WHAT TO PRODUCE:
Copy from the first line below down to and including the line with "const legendPlain = ['', '". Skip the pictures.

--- Start DATA ---

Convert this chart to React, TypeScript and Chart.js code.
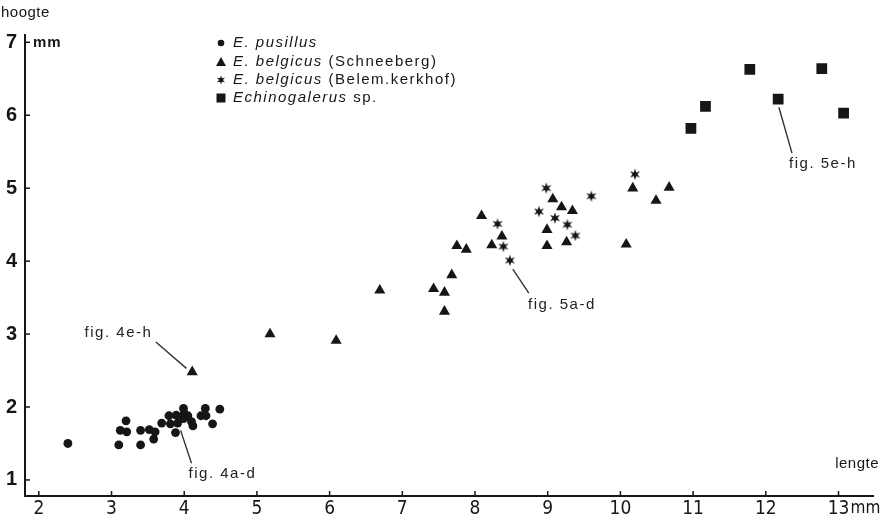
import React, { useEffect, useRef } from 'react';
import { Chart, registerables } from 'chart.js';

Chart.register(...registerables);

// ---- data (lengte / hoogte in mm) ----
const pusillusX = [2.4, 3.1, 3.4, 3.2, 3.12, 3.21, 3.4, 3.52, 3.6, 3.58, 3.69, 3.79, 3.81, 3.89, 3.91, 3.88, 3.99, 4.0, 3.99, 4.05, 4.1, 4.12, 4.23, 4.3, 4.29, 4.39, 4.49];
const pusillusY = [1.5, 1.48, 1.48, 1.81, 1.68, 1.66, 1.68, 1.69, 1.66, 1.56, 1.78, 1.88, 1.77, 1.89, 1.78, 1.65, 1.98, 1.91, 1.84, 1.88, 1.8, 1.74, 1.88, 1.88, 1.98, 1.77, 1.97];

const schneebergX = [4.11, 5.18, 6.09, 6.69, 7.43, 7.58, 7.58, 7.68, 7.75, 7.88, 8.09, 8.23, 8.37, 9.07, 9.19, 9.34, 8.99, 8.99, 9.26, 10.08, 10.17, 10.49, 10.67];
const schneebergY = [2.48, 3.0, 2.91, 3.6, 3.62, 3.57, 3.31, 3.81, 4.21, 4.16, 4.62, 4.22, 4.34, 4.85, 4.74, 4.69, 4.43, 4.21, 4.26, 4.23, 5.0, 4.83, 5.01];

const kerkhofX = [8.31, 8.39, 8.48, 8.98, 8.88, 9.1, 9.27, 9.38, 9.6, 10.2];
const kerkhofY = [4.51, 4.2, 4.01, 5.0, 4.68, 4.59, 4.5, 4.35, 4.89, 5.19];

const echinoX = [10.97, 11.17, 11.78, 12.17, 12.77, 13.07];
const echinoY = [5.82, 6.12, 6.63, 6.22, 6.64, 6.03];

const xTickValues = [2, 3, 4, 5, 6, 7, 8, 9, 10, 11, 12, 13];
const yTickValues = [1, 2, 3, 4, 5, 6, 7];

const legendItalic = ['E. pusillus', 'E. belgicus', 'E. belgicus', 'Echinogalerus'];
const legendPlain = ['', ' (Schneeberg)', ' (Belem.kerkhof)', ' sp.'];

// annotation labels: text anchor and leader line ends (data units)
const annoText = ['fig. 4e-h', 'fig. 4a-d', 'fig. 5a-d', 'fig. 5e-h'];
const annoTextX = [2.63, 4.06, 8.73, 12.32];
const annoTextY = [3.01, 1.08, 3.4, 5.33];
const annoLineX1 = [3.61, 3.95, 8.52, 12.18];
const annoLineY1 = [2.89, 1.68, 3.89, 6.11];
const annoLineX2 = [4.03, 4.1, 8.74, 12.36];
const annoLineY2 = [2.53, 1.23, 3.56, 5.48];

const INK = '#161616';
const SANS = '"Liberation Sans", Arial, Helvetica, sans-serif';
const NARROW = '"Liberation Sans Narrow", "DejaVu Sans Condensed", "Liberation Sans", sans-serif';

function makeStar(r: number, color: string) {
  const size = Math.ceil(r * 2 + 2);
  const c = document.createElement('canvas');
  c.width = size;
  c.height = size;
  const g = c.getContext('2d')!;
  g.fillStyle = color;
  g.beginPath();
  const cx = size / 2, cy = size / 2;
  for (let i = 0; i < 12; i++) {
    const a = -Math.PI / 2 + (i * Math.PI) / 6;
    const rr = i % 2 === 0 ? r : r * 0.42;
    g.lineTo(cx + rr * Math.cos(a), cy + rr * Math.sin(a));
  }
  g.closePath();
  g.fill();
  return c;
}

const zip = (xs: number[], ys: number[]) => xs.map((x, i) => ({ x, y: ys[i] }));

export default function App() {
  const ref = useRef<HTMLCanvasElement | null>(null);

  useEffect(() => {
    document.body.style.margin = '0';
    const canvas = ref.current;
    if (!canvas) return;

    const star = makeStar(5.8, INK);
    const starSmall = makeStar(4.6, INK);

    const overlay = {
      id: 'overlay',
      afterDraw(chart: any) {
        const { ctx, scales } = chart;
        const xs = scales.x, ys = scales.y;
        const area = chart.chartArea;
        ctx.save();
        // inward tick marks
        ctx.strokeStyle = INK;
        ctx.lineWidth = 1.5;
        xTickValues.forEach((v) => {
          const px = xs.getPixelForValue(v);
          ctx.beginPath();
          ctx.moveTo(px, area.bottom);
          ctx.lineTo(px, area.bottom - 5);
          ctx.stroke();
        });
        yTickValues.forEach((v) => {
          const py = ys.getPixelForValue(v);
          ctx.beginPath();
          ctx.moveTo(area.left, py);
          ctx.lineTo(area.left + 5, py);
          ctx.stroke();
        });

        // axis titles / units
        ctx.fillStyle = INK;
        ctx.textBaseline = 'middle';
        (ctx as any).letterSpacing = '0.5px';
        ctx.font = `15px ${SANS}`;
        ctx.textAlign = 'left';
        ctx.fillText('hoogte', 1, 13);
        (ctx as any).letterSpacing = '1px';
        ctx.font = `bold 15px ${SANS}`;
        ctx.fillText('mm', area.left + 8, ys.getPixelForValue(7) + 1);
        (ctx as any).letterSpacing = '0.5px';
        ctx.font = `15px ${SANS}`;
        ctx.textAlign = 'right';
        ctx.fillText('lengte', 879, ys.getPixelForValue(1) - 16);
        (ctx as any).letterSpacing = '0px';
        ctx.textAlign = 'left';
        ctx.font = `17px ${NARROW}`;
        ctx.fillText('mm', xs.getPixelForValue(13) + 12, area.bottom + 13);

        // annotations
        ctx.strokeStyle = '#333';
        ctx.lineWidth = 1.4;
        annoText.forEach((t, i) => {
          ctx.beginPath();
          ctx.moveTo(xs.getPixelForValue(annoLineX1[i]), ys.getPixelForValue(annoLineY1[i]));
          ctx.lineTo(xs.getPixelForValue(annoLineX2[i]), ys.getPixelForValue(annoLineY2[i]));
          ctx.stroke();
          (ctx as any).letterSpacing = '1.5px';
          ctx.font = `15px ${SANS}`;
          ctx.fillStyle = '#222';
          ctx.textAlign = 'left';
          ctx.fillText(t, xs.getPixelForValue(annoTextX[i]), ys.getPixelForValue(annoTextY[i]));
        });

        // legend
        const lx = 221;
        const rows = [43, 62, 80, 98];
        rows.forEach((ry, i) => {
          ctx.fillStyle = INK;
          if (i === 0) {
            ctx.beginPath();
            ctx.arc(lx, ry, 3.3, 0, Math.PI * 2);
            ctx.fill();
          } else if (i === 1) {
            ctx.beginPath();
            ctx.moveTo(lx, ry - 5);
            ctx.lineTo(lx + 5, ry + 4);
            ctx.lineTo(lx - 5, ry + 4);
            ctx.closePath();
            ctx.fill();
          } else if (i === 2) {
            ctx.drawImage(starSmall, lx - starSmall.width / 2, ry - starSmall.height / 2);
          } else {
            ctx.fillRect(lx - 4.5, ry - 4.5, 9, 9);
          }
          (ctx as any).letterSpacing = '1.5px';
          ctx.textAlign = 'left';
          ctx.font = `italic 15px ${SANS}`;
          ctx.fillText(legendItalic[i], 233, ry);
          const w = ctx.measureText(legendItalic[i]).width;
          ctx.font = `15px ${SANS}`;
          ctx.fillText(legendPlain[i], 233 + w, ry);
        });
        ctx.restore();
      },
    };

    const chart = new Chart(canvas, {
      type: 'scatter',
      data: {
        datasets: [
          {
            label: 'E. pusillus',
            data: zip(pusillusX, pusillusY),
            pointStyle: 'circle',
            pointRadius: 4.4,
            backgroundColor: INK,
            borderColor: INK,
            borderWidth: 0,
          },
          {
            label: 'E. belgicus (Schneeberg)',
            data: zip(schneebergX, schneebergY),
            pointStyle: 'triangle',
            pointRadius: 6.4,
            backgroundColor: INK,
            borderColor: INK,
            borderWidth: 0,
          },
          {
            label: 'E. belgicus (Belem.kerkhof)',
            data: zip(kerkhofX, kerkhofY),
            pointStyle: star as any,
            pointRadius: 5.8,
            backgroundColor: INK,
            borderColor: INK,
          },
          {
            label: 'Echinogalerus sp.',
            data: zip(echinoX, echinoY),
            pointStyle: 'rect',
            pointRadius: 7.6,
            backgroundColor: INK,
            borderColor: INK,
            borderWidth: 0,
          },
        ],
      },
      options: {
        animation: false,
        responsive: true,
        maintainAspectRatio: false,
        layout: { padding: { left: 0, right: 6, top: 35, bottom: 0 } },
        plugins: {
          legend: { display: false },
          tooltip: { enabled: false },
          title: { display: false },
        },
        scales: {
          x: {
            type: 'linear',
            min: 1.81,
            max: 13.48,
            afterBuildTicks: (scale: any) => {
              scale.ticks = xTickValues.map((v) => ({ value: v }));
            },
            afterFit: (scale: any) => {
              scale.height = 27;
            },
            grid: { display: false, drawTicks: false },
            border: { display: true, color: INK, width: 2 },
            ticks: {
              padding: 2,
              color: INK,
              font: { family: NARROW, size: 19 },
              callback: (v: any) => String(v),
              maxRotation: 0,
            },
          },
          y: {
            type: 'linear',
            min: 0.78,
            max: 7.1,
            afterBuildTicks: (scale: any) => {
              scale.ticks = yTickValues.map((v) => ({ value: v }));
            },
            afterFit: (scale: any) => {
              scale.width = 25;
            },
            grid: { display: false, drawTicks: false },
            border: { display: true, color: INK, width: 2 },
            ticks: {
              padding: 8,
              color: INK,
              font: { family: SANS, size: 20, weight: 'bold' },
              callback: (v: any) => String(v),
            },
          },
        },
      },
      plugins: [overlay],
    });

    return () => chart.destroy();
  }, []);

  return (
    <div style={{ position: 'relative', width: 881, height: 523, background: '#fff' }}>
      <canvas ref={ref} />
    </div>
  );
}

--- End DATA ---

EXERCISE RESULT:
Convert this chart to React, TypeScript and Chart.js code.
import React, { useEffect, useRef } from 'react';
import { Chart, registerables } from 'chart.js';

Chart.register(...registerables);

// ---- data (lengte / hoogte in mm) ----
const pusillusX = [2.4, 3.1, 3.4, 3.2, 3.12, 3.21, 3.4, 3.52, 3.6, 3.58, 3.69, 3.79, 3.81, 3.89, 3.91, 3.88, 3.99, 4.0, 3.99, 4.05, 4.1, 4.12, 4.23, 4.3, 4.29, 4.39, 4.49];
const pusillusY = [1.5, 1.48, 1.48, 1.81, 1.68, 1.66, 1.68, 1.69, 1.66, 1.56, 1.78, 1.88, 1.77, 1.89, 1.78, 1.65, 1.98, 1.91, 1.84, 1.88, 1.8, 1.74, 1.88, 1.88, 1.98, 1.77, 1.97];

const schneebergX = [4.11, 5.18, 6.09, 6.69, 7.43, 7.58, 7.58, 7.68, 7.75, 7.88, 8.09, 8.23, 8.37, 9.07, 9.19, 9.34, 8.99, 8.99, 9.26, 10.08, 10.17, 10.49, 10.67];
const schneebergY = [2.48, 3.0, 2.91, 3.6, 3.62, 3.57, 3.31, 3.81, 4.21, 4.16, 4.62, 4.22, 4.34, 4.85, 4.74, 4.69, 4.43, 4.21, 4.26, 4.23, 5.0, 4.83, 5.01];

const kerkhofX = [8.31, 8.39, 8.48, 8.98, 8.88, 9.1, 9.27, 9.38, 9.6, 10.2];
const kerkhofY = [4.51, 4.2, 4.01, 5.0, 4.68, 4.59, 4.5, 4.35, 4.89, 5.19];

const echinoX = [10.97, 11.17, 11.78, 12.17, 12.77, 13.07];
const echinoY = [5.82, 6.12, 6.63, 6.22, 6.64, 6.03];

const xTickValues = [2, 3, 4, 5, 6, 7, 8, 9, 10, 11, 12, 13];
const yTickValues = [1, 2, 3, 4, 5, 6, 7];

const legendItalic = ['E. pusillus', 'E. belgicus', 'E. belgicus', 'Echinogalerus'];
const legendPlain = ['', ' (Schneeberg)', ' (Belem.kerkhof)', ' sp.'];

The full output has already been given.